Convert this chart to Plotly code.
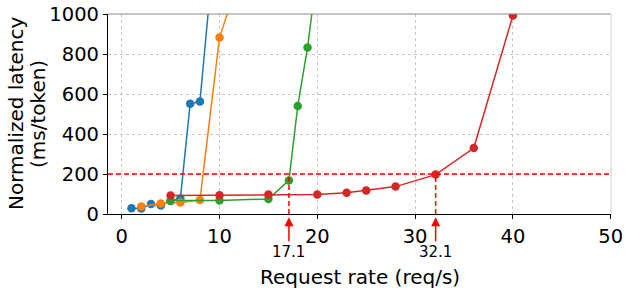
import plotly.graph_objects as go

# Data (request rate vs normalized latency)
blue_x = [1, 2, 3, 4, 5, 6, 7, 8, 9]
blue_y = [29, 27, 50, 42, 65, 78, 551, 562, 1090]
orange_x = [2, 4, 6, 8, 10, 12]
orange_y = [38, 52, 58, 70, 882, 1180]
green_x = [5, 10, 15, 17.1, 18, 19, 20]
green_y = [68, 68, 75, 168, 540, 832, 1215]
red_x = [5, 10, 15, 20, 23, 25, 28, 32.1, 36, 40]
red_y = [92, 94, 97, 98, 106, 118, 137, 197, 330, 992]

colors = ["#1f77b4", "#ff7f0e", "#2ca02c", "#d62728"]
threshold = 200
marks_x = [17.1, 32.1]
mark_labels = ["17.1", "32.1"]
x_ticks = [0, 10, 20, 30, 40, 50]
y_ticks = [0, 200, 400, 600, 800, 1000]

FONT = "DejaVu Sans"

fig = go.Figure()
for xs, ys, c in zip([blue_x, orange_x, green_x, red_x],
                     [blue_y, orange_y, green_y, red_y], colors):
    fig.add_trace(go.Scatter(x=xs, y=ys, mode="lines+markers",
                             line=dict(color=c, width=1.5),
                             marker=dict(color=c, size=8.5),
                             showlegend=False))

shapes = [
    dict(type="line", xref="paper", yref="y", x0=0, x1=1, y0=threshold, y1=threshold,
         line=dict(color="red", width=1.5, dash="5px,3px"), layer="above"),
    dict(type="line", xref="paper", yref="paper", x0=0, x1=1, y0=1, y1=1,
         line=dict(color="#8c8c8c", width=1.2), layer="above"),
    dict(type="line", xref="paper", yref="paper", x0=1, x1=1, y0=0, y1=1,
         line=dict(color="#d0d0d0", width=1), layer="above"),
]
for mx in marks_x:
    shapes.append(dict(type="line", xref="x", yref="y", x0=mx, x1=mx, y0=0, y1=threshold,
                       line=dict(color="red", width=1.5, dash="5px,3px"), layer="above"))

annotations = []
for mx, lab in zip(marks_x, mark_labels):
    annotations.append(dict(x=mx, xref="x", y=-0.0165, yref="paper", text="",
                            showarrow=True, arrowhead=2, arrowsize=1.2, arrowwidth=1.5,
                            arrowcolor="red", ax=0, ay=25.5))
    annotations.append(dict(x=mx, xref="x", y=-0.1885, yref="paper", text=lab,
                            showarrow=False, xanchor="center", yanchor="middle",
                            font=dict(family=FONT, size=15, color="black")))

annotations.append(dict(x=0.5, xref="paper", y=-0.3135, yref="paper",
                        text="Request rate (req/s)", showarrow=False,
                        xanchor="center", yanchor="middle",
                        font=dict(family=FONT, size=20, color="black")))
annotations.append(dict(x=0, xref="paper", xshift=-92, y=0.5, yref="paper",
                        text="Normalized latency", showarrow=False, textangle=-90,
                        xanchor="center", yanchor="middle",
                        font=dict(family=FONT, size=20, color="black")))
annotations.append(dict(x=0, xref="paper", xshift=-70, y=0.5, yref="paper",
                        text="(ms/token)", showarrow=False, textangle=-90,
                        xanchor="center", yanchor="middle",
                        font=dict(family=FONT, size=20, color="black")))

fig.update_layout(
    width=629, height=293,
    margin=dict(l=108, r=18, t=14, b=79, autoexpand=False),
    paper_bgcolor="white", plot_bgcolor="white",
    font=dict(family=FONT, size=19, color="black"),
    shapes=shapes, annotations=annotations,
    xaxis=dict(range=[-1.4, 50.03], tickvals=x_ticks, showline=True, linecolor="black",
               linewidth=1.2, ticks="outside", ticklen=4, tickcolor="black",
               showgrid=True, gridcolor="#c8c8c8", griddash="dot", gridwidth=1,
               zeroline=False, tickfont=dict(size=19.5), automargin=False),
    yaxis=dict(range=[0, 1000], tickvals=y_ticks, showline=True, linecolor="black",
               linewidth=1.2, ticks="outside", ticklen=4, tickcolor="black",
               showgrid=True, gridcolor="#c8c8c8", griddash="dot", gridwidth=1,
               zeroline=False, tickfont=dict(size=19.5), automargin=False),
)

fig.write_html("out.html", config={"displayModeBar": False},
               post_script="document.body.style.margin='0';document.body.style.overflow='hidden';")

=== What you need to do ===
Write out the lines from the start of the material to the line with "showlegend=False))", inclusive and exactly. Skip the pictures.

=== Response to this exercise ===
Convert this chart to Plotly code.
import plotly.graph_objects as go

# Data (request rate vs normalized latency)
blue_x = [1, 2, 3, 4, 5, 6, 7, 8, 9]
blue_y = [29, 27, 50, 42, 65, 78, 551, 562, 1090]
orange_x = [2, 4, 6, 8, 10, 12]
orange_y = [38, 52, 58, 70, 882, 1180]
green_x = [5, 10, 15, 17.1, 18, 19, 20]
green_y = [68, 68, 75, 168, 540, 832, 1215]
red_x = [5, 10, 15, 20, 23, 25, 28, 32.1, 36, 40]
red_y = [92, 94, 97, 98, 106, 118, 137, 197, 330, 992]

colors = ["#1f77b4", "#ff7f0e", "#2ca02c", "#d62728"]
threshold = 200
marks_x = [17.1, 32.1]
mark_labels = ["17.1", "32.1"]
x_ticks = [0, 10, 20, 30, 40, 50]
y_ticks = [0, 200, 400, 600, 800, 1000]

FONT = "DejaVu Sans"

fig = go.Figure()
for xs, ys, c in zip([blue_x, orange_x, green_x, red_x],
                     [blue_y, orange_y, green_y, red_y], colors):
    fig.add_trace(go.Scatter(x=xs, y=ys, mode="lines+markers",
                             line=dict(color=c, width=1.5),
                             marker=dict(color=c, size=8.5),
                             showlegend=False))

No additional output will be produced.